Dalam “The rise and fall of Argentina”, Rok Spruk menyebut kegagalan Argentina adalah “… menyelesaikan transisi menuju demokrasi terbuka yang berlandaskan pada penegakan hukum”. Silih bergantinya pemerintahantelah menghambat pengembangan institusi politik dan ekonomi secara berkelanjutan. Kecurangan pemilu telah membuat terkikisnya sistem checks-and-balances.
Oleh : Ahmad Muchlis*
JERNIH– Negara miskin yang paling kaya di dunia, the richest poor country in the world. Begitulah julukan yang diberikan dalam sebuah artikel di majalah National Geographic edisi Agustus 1986. Negara yang dimaksud adalah Argentina, negara yang sebulan sebelum edisi tersebut beredar baru saja menjuarai Piala Dunia sepakbola untuk kali kedua.
Artikel Bryan Hodgson, “Argentina’s New Beginning” itu menceritakan tentang beratnya tantangan yang dihadapi Presiden Raul Alfonsin yang terpilih di penghujung 1983. Alfonsin, seorang sipil ahli hukum, mewarisi Argentina yang selama periode 1976-1983 berada di bawah kekuasaan junta militer.
Selama masa hampir delapan tahun berkuasa, junta militer menjalankan pemerintahan dengan tangan besi. Pelanggaran hak asasi manusia terjadi secara brutal. Diperkirakan sekitar 10 ribu orang diculik, disiksa dan dibunuh oleh tentara dan polisi.

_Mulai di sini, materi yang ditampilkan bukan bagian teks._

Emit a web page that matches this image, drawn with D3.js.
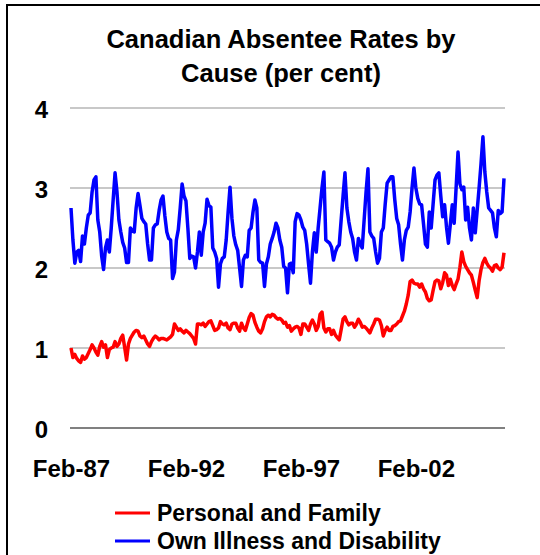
<!DOCTYPE html>
<html>
<head>
  <meta charset="utf-8">
  <title>Canadian Absentee Rates by Cause</title>
  <script src="https://cdn.jsdelivr.net/npm/d3@7"></script>
  <style>
    body{
      margin:0;
      background:#fff;
      font-family:"Liberation Sans", Arial, sans-serif;
      font-weight:bold;
    }
  </style>
</head>
<body>
<div id="container"></div>
<script>
  // monthly categories, Feb-87 .. Dec-05
  var months = d3.timeMonths(new Date(1987,1,1), new Date(2006,0,1)).map(d3.timeFormat("%b-%y"));
  var xTicks = ["Feb-87","Feb-92","Feb-97","Feb-02"];
  var yTicks = [0,1,2,3,4];

  // Personal and Family (red)
  var personalFamily = [
    1.0, 0.88, 0.92, 0.87, 0.84, 0.82, 0.9, 0.86, 0.88, 0.93, 0.98,
    1.04, 1.0, 0.95, 0.91, 1.02, 1.08, 1.01, 1.04, 0.88, 0.98, 1.0, 1.01,
    1.08, 1.02, 1.05, 1.12, 1.16, 1.01, 0.85, 1.05, 1.12, 1.16, 1.2, 1.22,
    1.21, 1.15, 1.13, 1.15, 1.1, 1.05, 1.02, 1.08, 1.12, 1.15, 1.13, 1.1,
    1.12, 1.12, 1.11, 1.1, 1.12, 1.14, 1.17, 1.3, 1.26, 1.22, 1.24, 1.21,
    1.19, 1.22, 1.2, 1.18, 1.15, 1.12, 1.05, 1.3, 1.3, 1.29, 1.31, 1.27,
    1.3, 1.33, 1.34, 1.28, 1.22, 1.23, 1.25, 1.33, 1.3, 1.29, 1.31, 1.25,
    1.23, 1.3, 1.31, 1.31, 1.25, 1.21, 1.31, 1.25, 1.22, 1.3, 1.38, 1.43,
    1.41, 1.32, 1.26, 1.21, 1.19, 1.24, 1.33, 1.39, 1.41, 1.39, 1.42, 1.41,
    1.38, 1.36, 1.37, 1.35, 1.31, 1.32, 1.26, 1.28, 1.21, 1.24, 1.26, 1.27,
    1.25, 1.17, 1.3, 1.3, 1.26, 1.22, 1.3, 1.35, 1.3, 1.22, 1.27, 1.42,
    1.45, 1.25, 1.2, 1.24, 1.24, 1.17, 1.22, 1.16, 1.13, 1.1, 1.23, 1.36,
    1.39, 1.33, 1.29, 1.31, 1.31, 1.26, 1.3, 1.36, 1.32, 1.26, 1.27, 1.25,
    1.22, 1.19, 1.25, 1.3, 1.36, 1.36, 1.35, 1.28, 1.15, 1.22, 1.26, 1.22,
    1.22, 1.27, 1.28, 1.3, 1.33, 1.34, 1.4, 1.46, 1.55, 1.66, 1.83, 1.85,
    1.81, 1.8, 1.8, 1.76, 1.8, 1.74, 1.7, 1.62, 1.59, 1.6, 1.72, 1.83,
    1.85, 1.84, 1.74, 1.82, 1.94, 1.91, 1.78, 1.86, 1.78, 1.73, 1.8, 1.86,
    2.01, 2.2, 2.08, 2.02, 1.98, 1.94, 1.91, 1.82, 1.72, 1.63, 1.84, 1.98,
    2.07, 2.12, 2.06, 2.02, 2.0, 1.96, 2.03, 2.04, 2.0, 1.98, 2.01, 2.19
  ];

  // Own Illness and Disability (blue)
  var ownIllness = [
    2.75, 2.35, 2.06, 2.2, 2.22, 2.08, 2.4, 2.3, 2.5, 2.66, 2.69,
    2.95, 3.1, 3.14, 2.6, 2.45, 2.15, 1.98, 2.25, 2.35, 2.2, 2.5, 2.85,
    3.19, 2.95, 2.6, 2.45, 2.32, 2.25, 2.07, 2.07, 2.5, 2.46, 2.45, 2.75,
    2.93, 2.78, 2.62, 2.58, 2.55, 2.3, 2.1, 2.1, 2.5, 2.54, 2.55, 2.72,
    2.85, 2.9, 2.65, 2.45, 2.37, 2.35, 1.87, 1.95, 2.35, 2.48, 2.75, 3.05,
    2.9, 2.84, 2.5, 2.12, 2.15, 2.14, 2.0, 2.2, 2.45, 2.16, 2.45, 2.56,
    2.86, 2.78, 2.76, 2.25, 2.2, 2.12, 1.76, 2.05, 2.12, 2.14, 2.35, 2.7,
    3.01, 2.62, 2.4, 2.29, 2.22, 2.0, 1.77, 2.1, 2.16, 2.14, 2.47, 2.5,
    2.7, 2.85, 2.75, 2.1, 2.07, 2.06, 1.77, 2.05, 2.14, 2.3, 2.37, 2.45,
    2.56, 2.5, 2.35, 2.26, 2.02, 2.0, 1.69, 2.05, 2.06, 1.94, 2.58, 2.68,
    2.66, 2.6, 2.51, 2.47, 2.3, 2.05, 1.81, 2.2, 2.44, 2.2, 2.5, 2.75,
    3.0, 3.2, 2.35, 2.33, 2.31, 2.26, 2.1, 2.2, 2.26, 2.29, 2.6, 2.9,
    3.19, 2.75, 2.58, 2.45, 2.37, 2.2, 2.1, 2.37, 2.3, 2.25, 2.6, 2.95,
    3.24, 2.45, 2.4, 2.37, 2.2, 2.06, 2.12, 2.45, 2.5, 2.8, 3.06, 3.1,
    3.14, 3.14, 2.85, 2.62, 2.54, 2.3, 2.1, 2.35, 2.47, 2.51, 2.7, 3.0,
    3.25, 3.0, 2.87, 2.8, 2.79, 2.55, 2.3, 2.26, 2.7, 2.5, 2.8, 3.1,
    3.16, 3.19, 2.9, 2.64, 2.79, 2.51, 2.31, 2.55, 2.79, 2.56, 3.0, 3.45,
    3.05, 2.98, 3.01, 2.6, 2.76, 2.5, 2.35, 2.75, 2.44, 2.72, 3.0, 3.3,
    3.64, 3.2, 2.95, 2.75, 2.72, 2.69, 2.5, 2.39, 2.72, 2.68, 2.7, 3.12
  ];

  var seriesNames = ["Personal and Family","Own Illness and Disability"];
  var seriesColors = ["#ff0000","#0000ff"];

  var width = 540, height = 555;
  var plot = {left: 70, right: 505, top: 108, bottom: 428};

  var svg = d3.select("#container").append("svg")
      .attr("width", width)
      .attr("height", height);

  // chart frame
  svg.append("rect")
      .attr("x", 7).attr("y", 5)
      .attr("width", 545).attr("height", 570)
      .attr("fill", "#fff")
      .attr("stroke", "#000")
      .attr("stroke-width", 2);

  var xScale = d3.scalePoint().domain(months).range([71, 504]);
  var yScale = d3.scaleLinear().domain([0,4]).range([plot.bottom, plot.top]);

  // gridlines
  svg.append("g").selectAll("line")
      .data(yTicks)
      .enter().append("line")
      .attr("x1", plot.left).attr("x2", plot.right)
      .attr("y1", d => yScale(d)).attr("y2", d => yScale(d))
      .attr("stroke", d => d == 0 ? "#808080" : "#c8c8c8")
      .attr("stroke-width", 2);

  var yAxis = d3.axisLeft(yScale).tickValues(yTicks).tickFormat(d3.format("d")).tickSize(0).tickPadding(0);
  var yG = svg.append("g")
      .attr("transform", "translate(48,2)")
      .call(yAxis);
  yG.select(".domain").remove();
  yG.selectAll("text")
      .style("font-family", "'Liberation Sans', Arial, sans-serif")
      .style("font-weight", "bold")
      .style("font-size", "24px")
      .attr("fill", "#000");

  var xAxis = d3.axisBottom(xScale).tickValues(xTicks).tickSize(0).tickPadding(0);
  var xG = svg.append("g")
      .attr("transform", "translate(0,460)")
      .call(xAxis);
  xG.select(".domain").remove();
  xG.selectAll("text")
      .style("font-family", "'Liberation Sans', Arial, sans-serif")
      .style("font-weight", "bold")
      .style("font-size", "24px")
      .attr("fill", "#000");

  var line = d3.line()
    .x((d,i) => xScale(months[i]))
    .y(d => yScale(d));

  [ownIllness, personalFamily].forEach(function(s){
    svg.append("path")
      .datum(s)
      .attr("d", line)
      .attr("fill", "none")
      .attr("stroke", s === ownIllness ? seriesColors[1] : seriesColors[0])
      .attr("stroke-width", 3.5)
      .attr("stroke-linejoin", "round");
  });

  // title
  svg.append("text")
      .attr("x", 281).attr("y", 48)
      .attr("text-anchor", "middle")
      .style("font-size", "25.5px")
      .text("Canadian Absentee Rates by");
  svg.append("text")
      .attr("x", 281).attr("y", 82)
      .attr("text-anchor", "middle")
      .style("font-size", "25.5px")
      .text("Cause (per cent)");

  // legend
  var leg = svg.append("g").selectAll("g")
      .data(seriesNames)
      .enter().append("g")
      .attr("transform", (d,i) => "translate(0," + (513 + i*28) + ")");
  leg.append("line")
      .attr("x1", 115).attr("x2", 150)
      .attr("stroke", (d,i) => seriesColors[i])
      .attr("stroke-width", 3);
  leg.append("text")
      .attr("x", 157).attr("y", 8)
      .style("font-size", "23px")
      .text(d => d);
</script>
</body>
</html>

Junta militer juga mewariskan perekonomian yang berantakan. Guido di Tella menyebutkan bahwa di awal masa jabatannya, pemerintahan Alfonsin antara lain menghadapi utang luar negeri yang mencapai sekitar 70 persen produk domestik bruto (PDB), beban tagihan pinjaman sekitar delapan persen PDB, defisit fiskal lebih dari 12 persen PDB, tingkat inflasi tinggi yang sulit dikendalikan dengan kenaikan harga barang sampai melampaui 17 persen dalam sebulan, serta uang beredar berada pada tingkat terendah (The Political Economy of Argentina, 1946-83, hal. 320). Dalam istilah Hodgson, Argentina ketika itu sudah bangkrut. Pemerintahan Alfonsin pun segera menjadi pasien IMF.
Walaupun menghadapi berbagai gejolak di awal berdirinya, Argentina adalah negara yang menjanjikan. Konstitusi 1853 adalah konstitusi yang progresif. Imigran berdatangan untuk memanfaatkan potensi negara muda itu. Pada awal abad ke-20, Argentina tergolong negara terkaya di muka bumi. Pendapatan per kapita setara dengan negara-negara Eropa Barat. Bahkan, pada akhir Perang Dunia Kedua, produk nasional bruto Argentina, total ataupun per kapita, masih berada di posisi kedua seantero Amerika, hanya kalah dari Amerika Serikat. Saat ini pun Argentina termasuk produsen hasil pertanian dan peternakan utama dunia.
Junta militer yang berkuasa pada periode 1976-1983 memang bertanggung jawab, tetapi tidak sepenuhnya. Negara ini mengalami kudeta pertama di tahun 1930. Sejak itu pemerintahan silih berganti, tetapi masa-masa sulit tidak pernah meninggalkan Argentina, sampai saat ini. Di abad ke-21 ini saja, Argentina mengalami gagal bayar utang pemerintah tiga kali, yaitu tahun 2001, 2014 dan 2020.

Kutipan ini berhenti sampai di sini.